I lunge at  Schenio, and well.  .  . I go very wild on him. I scratch at his freaking ugly, rocky face that is so alien I am not kidding. True to my word; I don't usually get into fights but he just called me a mother trucking 'mortal'. Why am I using mother trucking? I want  ya to back up and look at the slagging mirror, then scream because you are a shaggy dog. Anyways, I yank Schenio's shark tooth like weapon from his pocket.  I stab into his shoulder, but he throws me off into a bush.

"You fight like a child."  Shcneio sharply criticizes me.  He takes the shark tooth out of his shoulder.  Why the slag is Duetei doing nothing? "What kind of Asgardian can see potential in a Demigod?"'

I hate dark elves.

"Lasah Blastah!" I shout.

The  blade flew from his hand and landed in mine.

"Lasah Blastah." I repeat, like an overly obsessed fangirl.

Well there are people out there who are like that.

"Face my wrath!" I use my lasah blastah to cut off his left hand and kick him straight at the chest.

Duetei takes me away from the yowling dark elf as I kicked my legs.

 "I want to kill that mother trucker!" I screech, as Schenio is wibblly-wobbly.

"You will not do it." Duetei threw something at him.

Schenio is surrounded in a cage like object.

"I will not let you go until you've settled." Duetei said.

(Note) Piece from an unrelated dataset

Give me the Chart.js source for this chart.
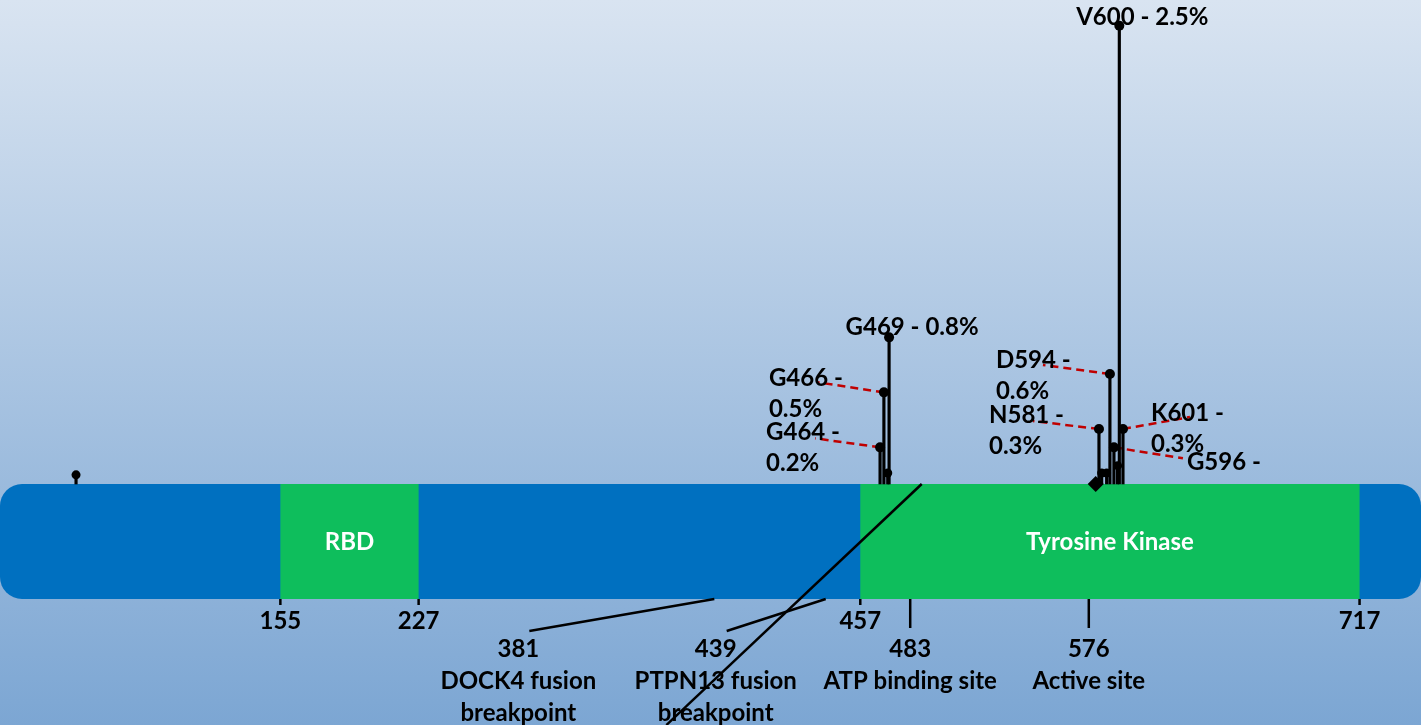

"Cage that trucker like the animal he is!" I screech as Schenio is covering what remained of his left hand.

Duetei takes my weapon and lets it become it's default mode; Laser Blaster.

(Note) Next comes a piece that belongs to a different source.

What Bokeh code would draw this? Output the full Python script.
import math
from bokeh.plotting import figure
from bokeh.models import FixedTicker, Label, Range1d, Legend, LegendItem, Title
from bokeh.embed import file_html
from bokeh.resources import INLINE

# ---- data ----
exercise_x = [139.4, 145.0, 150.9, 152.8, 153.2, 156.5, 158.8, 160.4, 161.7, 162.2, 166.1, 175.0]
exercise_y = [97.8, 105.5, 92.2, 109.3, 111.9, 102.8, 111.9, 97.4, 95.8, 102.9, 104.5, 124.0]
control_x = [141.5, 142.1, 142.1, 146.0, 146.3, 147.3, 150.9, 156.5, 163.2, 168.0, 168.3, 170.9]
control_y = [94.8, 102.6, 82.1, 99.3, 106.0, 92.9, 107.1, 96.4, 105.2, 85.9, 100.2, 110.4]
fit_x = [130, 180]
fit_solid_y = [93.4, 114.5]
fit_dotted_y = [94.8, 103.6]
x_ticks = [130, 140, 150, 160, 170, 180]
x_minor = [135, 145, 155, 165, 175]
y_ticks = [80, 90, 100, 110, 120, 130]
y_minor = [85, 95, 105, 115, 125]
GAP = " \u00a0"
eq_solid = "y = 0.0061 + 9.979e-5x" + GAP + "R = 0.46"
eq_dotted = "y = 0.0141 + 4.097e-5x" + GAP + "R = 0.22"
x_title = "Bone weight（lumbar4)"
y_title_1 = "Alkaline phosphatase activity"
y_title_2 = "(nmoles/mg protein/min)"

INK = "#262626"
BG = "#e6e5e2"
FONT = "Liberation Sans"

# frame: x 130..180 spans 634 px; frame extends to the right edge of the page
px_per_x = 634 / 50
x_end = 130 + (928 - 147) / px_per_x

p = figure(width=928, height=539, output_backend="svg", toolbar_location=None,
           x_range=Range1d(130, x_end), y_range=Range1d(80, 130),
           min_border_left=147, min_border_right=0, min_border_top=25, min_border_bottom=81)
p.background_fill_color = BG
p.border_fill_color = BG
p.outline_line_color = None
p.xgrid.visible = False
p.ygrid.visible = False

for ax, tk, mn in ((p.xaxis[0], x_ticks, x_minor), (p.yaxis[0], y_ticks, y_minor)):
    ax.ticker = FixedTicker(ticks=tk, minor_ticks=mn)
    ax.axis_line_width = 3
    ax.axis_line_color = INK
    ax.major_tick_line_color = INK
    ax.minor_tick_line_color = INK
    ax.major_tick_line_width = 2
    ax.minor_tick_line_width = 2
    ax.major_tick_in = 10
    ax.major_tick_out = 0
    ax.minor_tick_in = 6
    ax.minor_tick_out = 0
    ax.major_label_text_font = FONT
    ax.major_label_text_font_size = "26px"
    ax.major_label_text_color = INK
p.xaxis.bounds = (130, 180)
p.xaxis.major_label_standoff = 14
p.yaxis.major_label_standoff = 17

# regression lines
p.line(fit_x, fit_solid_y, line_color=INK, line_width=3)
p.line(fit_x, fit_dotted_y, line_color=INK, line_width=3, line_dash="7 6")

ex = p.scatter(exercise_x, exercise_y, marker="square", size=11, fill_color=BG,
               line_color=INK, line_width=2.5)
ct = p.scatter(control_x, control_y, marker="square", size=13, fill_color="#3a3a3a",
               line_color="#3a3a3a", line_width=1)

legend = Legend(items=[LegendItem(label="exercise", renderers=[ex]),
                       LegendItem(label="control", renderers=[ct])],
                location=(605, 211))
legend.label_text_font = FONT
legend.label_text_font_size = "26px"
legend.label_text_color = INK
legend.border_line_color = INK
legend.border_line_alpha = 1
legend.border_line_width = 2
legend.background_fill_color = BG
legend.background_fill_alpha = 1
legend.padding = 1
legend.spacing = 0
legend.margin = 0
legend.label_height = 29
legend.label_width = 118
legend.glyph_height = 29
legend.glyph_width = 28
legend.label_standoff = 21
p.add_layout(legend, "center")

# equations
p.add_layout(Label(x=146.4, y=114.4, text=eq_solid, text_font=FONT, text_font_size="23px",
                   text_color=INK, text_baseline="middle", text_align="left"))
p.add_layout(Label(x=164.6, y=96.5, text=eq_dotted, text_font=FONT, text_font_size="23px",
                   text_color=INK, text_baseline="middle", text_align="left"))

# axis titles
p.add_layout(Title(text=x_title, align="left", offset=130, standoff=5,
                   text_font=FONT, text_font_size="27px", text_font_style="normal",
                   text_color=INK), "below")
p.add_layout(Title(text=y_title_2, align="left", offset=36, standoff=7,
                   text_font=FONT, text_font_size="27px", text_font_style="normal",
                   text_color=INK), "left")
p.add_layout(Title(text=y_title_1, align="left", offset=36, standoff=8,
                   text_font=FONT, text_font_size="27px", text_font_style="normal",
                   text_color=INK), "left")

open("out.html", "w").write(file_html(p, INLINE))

____________________               ____________________                _________________

      It was a freezing and bitter blizzard; the winds howl blended in quite well with the heavy snow going in different directions. They did not go in one direction; they went in several. What I didn't expect is seeing myself leaning against a dark figure while trudging through this storm. A winter storm of the sorts. I can not tell who this dark  figure is, nor what this is. If anyone decided to look closer then they could tell I am really content despite there being in a freezing climate. Most people could be puzzled about this even.  .   .

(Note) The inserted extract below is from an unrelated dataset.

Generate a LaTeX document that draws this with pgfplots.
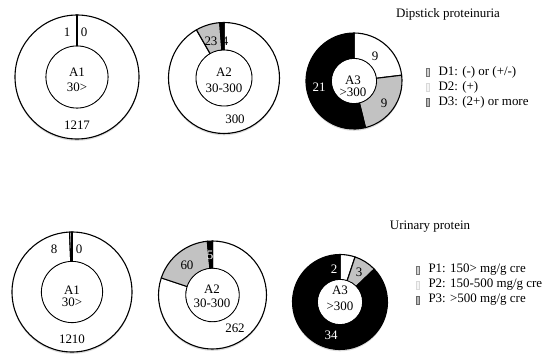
\documentclass[border=0pt]{standalone}
\usepackage{pgfplots}
\usepackage{pgfplotstable}
\pgfplotsset{compat=1.18}
\usepackage{fontspec}
\setmainfont{Liberation Serif}

\definecolor{segA}{gray}{1}
\definecolor{segB}{gray}{0.76}
\definecolor{segC}{gray}{0}

% counts per albuminuria group (A1, A2, A3)
\pgfplotstableread{
grp low mid high
A1 1217 1 0
A2 300 23 4
A3 9 9 21
}\dipstick
\pgfplotstableread{
grp low mid high
A1 1210 8 0
A2 262 60 5
A3 2 3 34
}\urinary

\newcommand\lbl{\fontsize{13}{15}\selectfont}

% one ring segment: cx, cy, outer r, inner r, from angle, to angle, fill
\newcommand\ringseg[7]{%
  \filldraw[fill=#7, draw=black, line width=1.1bp, line join=round]
    (axis cs:#1,#2) ++(#5:#3bp)
    arc[start angle=#5, end angle=#6, radius=#3bp]
    -- ++({#6+180}:\ringw bp)
    arc[start angle=#6, end angle=#5, radius=#4bp] -- cycle;
}

% donut for one table row: table, row, cx, cy, outer r, inner r
\newcommand\donut[6]{%
  \pgfplotstablegetelem{#2}{low}\of#1\let\va\pgfplotsretval
  \pgfplotstablegetelem{#2}{mid}\of#1\let\vb\pgfplotsretval
  \pgfplotstablegetelem{#2}{high}\of#1\let\vc\pgfplotsretval
  \pgfmathsetmacro\tot{\va+\vb+\vc}
  \pgfmathsetmacro\fa{\va/\tot}
  \pgfmathsetmacro\fb{(\va+\vb)/\tot}
  \pgfmathsetmacro\angB{90-360*\fa}
  \pgfmathsetmacro\angC{90-360*\fb}
  \pgfmathsetmacro\ringw{#5-#6}
  \fill[black!14] (axis cs:#3,#4-1.8) circle[radius=#5bp];
  \ringseg{#3}{#4}{#5}{#6}{90}{\angB}{segA}
  \ringseg{#3}{#4}{#5}{#6}{\angB}{\angC}{segB}
  \ringseg{#3}{#4}{#5}{#6}{\angC}{-270}{segC}
  \fill[white] (axis cs:#3,#4) circle[radius=#6bp-0.55bp];
}

% legend key
\newcommand\key[4]{% x, y, fill, draw
  \filldraw[fill=#3, draw=#4, line width=0.5bp]
    (axis cs:#1-1.3,#2-4) rectangle (axis cs:#1+1.3,#2+4);
}

\begin{document}
\begin{tikzpicture}
\useasboundingbox (0,0) rectangle (545bp,355bp);
\begin{axis}[
  at={(0,0)}, anchor=origin,
  x=1bp, y=1bp,
  xmin=0, xmax=545, ymin=0, ymax=355,
  hide axis, clip=false,
]
\pgfplotsextra{%
  \donut{\dipstick}{0}{77}{278}{62}{31}
  \donut{\dipstick}{1}{224}{277}{55.5}{28}
  \donut{\dipstick}{2}{354}{274}{48}{22.5}
  \donut{\urinary}{0}{72}{63}{60}{30.5}
  \donut{\urinary}{1}{212.5}{60}{54}{26.7}
  \donut{\urinary}{2}{340}{53}{47.5}{22.5}
  \key{428}{283}{black!18}{black!55}
  \key{428}{268}{black!4}{black!15}
  \key{428}{253}{black!28}{black!60}
  \key{418}{85}{black!18}{black!55}
  \key{418}{70}{black!4}{black!15}
  \key{418}{55}{black!28}{black!60}
}
% dipstick row
\node[font=\lbl] at (axis cs:67,323) {1};
\node[font=\lbl] at (axis cs:84,323) {0};
\node[font=\lbl] at (axis cs:77,283) {A1};
\node[font=\lbl] at (axis cs:77,268) {30>};
\node[font=\lbl] at (axis cs:77,230) {1217};
\node[font=\lbl] at (axis cs:211,314) {23};
\node[font=\lbl] at (axis cs:225,314) {4};
\node[font=\lbl] at (axis cs:224,283) {A2};
\node[font=\lbl] at (axis cs:224,267) {30-300};
\node[font=\lbl] at (axis cs:235,236) {300};
\node[font=\lbl] at (axis cs:375,299) {9};
\node[font=\lbl] at (axis cs:384,252) {9};
\node[font=\lbl, text=white] at (axis cs:319,268) {21};
\node[font=\lbl] at (axis cs:353,275) {A3};
\node[font=\lbl] at (axis cs:353,263) {>300};
\node[font=\lbl] at (axis cs:448,341) {Dipstick proteinuria};
\node[font=\lbl, anchor=west] at (axis cs:435,283) {D1: (-) or (+/-)};
\node[font=\lbl, anchor=west] at (axis cs:435,268) {D2: (+)};
\node[font=\lbl, anchor=west] at (axis cs:435,253) {D3: (2+) or more};
% urinary protein row
\node[font=\lbl] at (axis cs:54,106) {8};
\node[font=\lbl] at (axis cs:79,106) {0};
\node[font=\lbl] at (axis cs:72,65) {A1};
\node[font=\lbl] at (axis cs:72,53) {30>};
\node[font=\lbl] at (axis cs:72,16) {1210};
\node[font=\lbl] at (axis cs:187,90) {60};
\node[font=\lbl, text=white] at (axis cs:210,100) {5};
\node[font=\lbl] at (axis cs:212,66) {A2};
\node[font=\lbl] at (axis cs:212,52) {30-300};
\node[font=\lbl] at (axis cs:235,27) {262};
\node[font=\lbl, text=white] at (axis cs:334,86) {2};
\node[font=\lbl] at (axis cs:359,83) {3};
\node[font=\lbl] at (axis cs:340,65) {A3};
\node[font=\lbl] at (axis cs:340,49) {>300};
\node[font=\lbl, text=white] at (axis cs:331,20) {34};
\node[font=\lbl] at (axis cs:430,128) {Urinary protein};
\node[font=\lbl, anchor=west] at (axis cs:425,85) {P1: 150> mg/g cre};
\node[font=\lbl, anchor=west] at (axis cs:425,70) {P2: 150-500 mg/g cre};
\node[font=\lbl, anchor=west] at (axis cs:425,55) {P3: >500 mg/g cre};
\end{axis}
\end{tikzpicture}
\end{document}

"Are you cold?" The dark figure asks.

"Naaaah." I said with a slight shrug.  "Just chilling."

"It's freezing cold, mortal," The dark figure said. "You should equip yourself with a coat of armor--no.  .  ." The voice sounded so disoriented to my ears that it wasn't so easy to tell who it is. But this dark figure took the time to think about what he had to say.   "A coat of heat."

I could feel my eyes becoming extremely heavy.

"Are you insane?" I ask.

"Quite so." The dark figure said.

We continue the long, freezing walk.

"Are we there yet?" I question the dark figure, again.

"Asking every four minutes (to the dot) isn't helping mortal."  The Dark figure said. "And whatever you do.  .  ."

"Don't sing 'Never ever getting back together'." I interrupt him.

He may have sent me a glare. If my view had high definition perspective then I would have been able to see who this is; it's almost as though I wasn't wearing glasses-oh slag. . . I am not wearing glasses! I'm so screwed; I cannot see letters, objects, or people. Wait a second right there!  I can see the blizzard, what the slag is goin' on?

"No, mortal." He denies. "I was going to say: don't fall on my coat."

 Then, I fell into the snow  (Missing the big coat by a foot).

 I sat upright, sweating.

"Ivs.  .  ." I clear my throat. There was of course sweat dripping down my face  as though this was a heated nightmare. No wait.  .  . It was like I had been in the sun for too long in Florida. "It was only just a dream. It's not real." I rub my face.

 But why am I having a dream like this?

""The weather could be from the  Jotunheim realm and  .  .  . that I saw Thor recently." I tell myself. Well that could a really good assumption only that I experienced the climate. "But how could ya experience the weather?" I rub my head. "And who was that dark figure? Well maybe the faceplant came from today."

I tap on my chin.

By my memory there wasn't any dark figures behind us on the way to the Space Turtle. "Mentioning Loki is just making this harder to decipher--I'mma freaking Gemini!" I threw my hands up into the air. . "Fate, you are an idiot throwing out this.  .  .scrapping event!"

I really hope that was a dream. I really don't want to fall in the snow face first.